Which is to say, on this occasion, that it is not the cinema's fault that a week or so ago I watched The Guernsey Literary and Potato Peel Pie Society six times in four days. I can't recommend it. I couldn't really recommend it after the first watching. Plenty of other members of the audience had a great time, and I am happy that their lives were enriched. As for me, I've coughed up quite enough hairballs at the idea that a person - a very young-looking person - can write a whole book, of non-fiction, in under a month, based on two weeks of research. ("But Fiona! How do you know it took less than a month?" The opening scene is clearly in springtime, and the subtitle says 1946. When she sends the manuscript back to Guernsey at the very end, the package is dated mid-April 1946. The British postal service - or "the mail" as they insist on calling it, in this film, which is set in 1946 - is not that fast. I have seen this six times.) I, excessively late with my non-fiction project in progress as I currently am, am not the target audience of this film. Even without that, please allow me to assure you that it is in fact pants.

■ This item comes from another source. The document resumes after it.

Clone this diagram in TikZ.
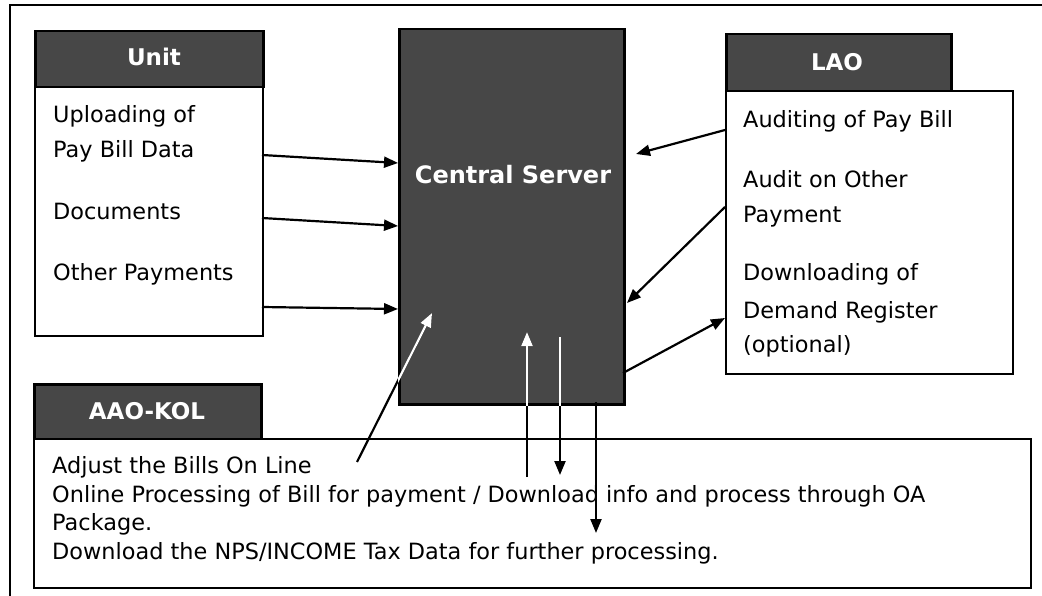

At the other end of the spectrum of island-based dramas with small casts, Ill Fares the Land was pretty good. It's a little-known TV dramatisation from the 80s about the year or so before the evacuation of St Kilda. Some of the accents are a bit exciting - apparently St Kildans sounded a bit Welsh? - but who am I to fact check such a thing. The history of St Kilda is one of those things that feels very otherworldly - on one hand, I want to know alllllll about it, and go there and poke around and find out everything there is to know about Iron Age settlements and medieval blackhouses, and on the other hand... the fascination of St Kilda has to do with its remoteness, its isolation, its distance from anything else. Part of me thinks it would be a shame to go barging into that. It's probably not a very academic way to think. But I do think it.
As for the books: I finally finished How to Suppress Women's Writing, and I have the pencil markings of an essay that I may or may not write on it when I get a bit more time - don't hold your breath, then, but if I do write it, I'll almost certainly put it here. On, again, the opposite end of some spectrum or other, 2k to 10k is a pep talk that I'm surprised I didn't get hold of earlier and which I certainly anticipate coming back to. Aaron is a very self-aware record keeper in a way I appreciate and aspire to. I love finding out how other people work.
Other things I've seen/heard this week: I deliberately ignored Lean on Pete because I was sure it would make me cry, but apparently it's very good and you should; another round of electroswing and adjacent (this is probably my most played of the last few days); and then there was Eurovision, which is the night of the year where I turn into a five-years-out-of-date trivia machine. On the other hand, however: Vikings. All round an acceptable (if not terribly outstanding) vintage.